Penn's interim president, Larry Jameson, responded in a statement that describing the images "reprehensible." But Jameson's statement did not mention Booth by name and touted Penn's commitment to "open expression and academic freedom."

The letter from Penn's chapter of the American Association of University Professors slams Jameson, charing that he "has endangered academic freedom by publicly condemning Booth's political cartoons as ‘reprehensible’ and suggesting that he should not have published them."

The union is led by history professor Amy Offner and English professor Emily Steinlight.

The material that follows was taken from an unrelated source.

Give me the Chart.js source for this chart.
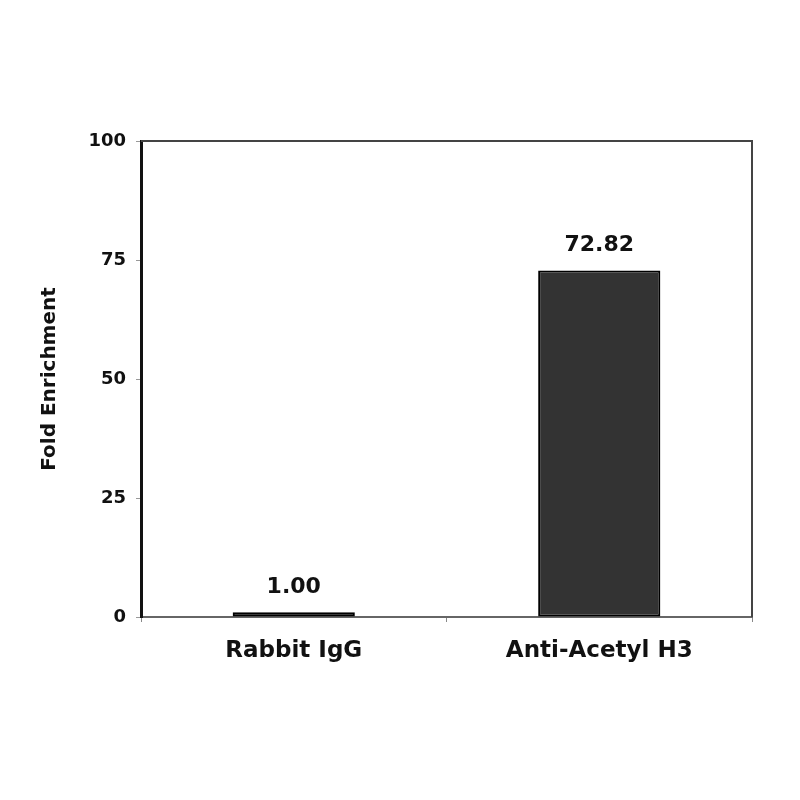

Not all Penn faculty members, however, are standing behind Booth. Last week, professor of modern Jewish history Joshua Teplitsky argued that Booth's "provocations" did "more to polarize than … to foster discussion and debate."

"Scholars strive to understand hateful words, images, and actions and their power in the past and present," Teplitsky said in a statement. "But we don't create materials of our own that amplify messages of hate."

Penn, Annenberg, and Booth did not respond to requests for comment.

The Penn faculty union condemned the Free Beacon for "publishing the date of Booth's next class," a move the union said "endangered the physical safety of both Booth and his students." Penn itself publishes an online class schedule, which is accessible to the general public, though it has now removed Booth's email as well as details regarding the lecturer's class from its website.

"The targeted harassment of Booth was instigated by the Washington Free Beacon, a publication known for political provocation whose activities conform to a well-known pattern," the organization wrote. "It singled out a faculty member who had criticized the war in Gaza and portrayed him as an antisemite, which predictably generated threats of personal violence against him and calls for the university to discipline him."

Booth has defended his cartoons. In an interview with the Daily Pennsylvanian, he argued that those who view the images "by themselves" are missing "necessary context," given that he created the cartoons to accompany columns by former New York Times reporter Chris Hedges. The Free Beacon's report on Booth's cartoons reference Hedges's columns, which routinely accuse Israel of "genocide" and compare Israel to Nazi Germany.

"The Nazis shipped their victims to death camps. The Israelis will ship their victims to squalid refugee camps in countries outside of Israel," Hedges wrote in one column that includes a Booth cartoon as its feature image. "And if we do not stand in eternal vigilance over evil—our evil—we become, like those carrying out the mass killing in Gaza, monsters."

Booth has also addressed the controversy through new cartoons posted to his Instagram. In one, he proposes replacing the Star of David in Israel's flag with the Kool-Aid Man. In another, he appears to liken the the Free Beacon to the New York Times, writing that the "right and left" have reached a "consensus" that the "world would be saved if everybody on the other side of the political spectrum would just f—ing die already."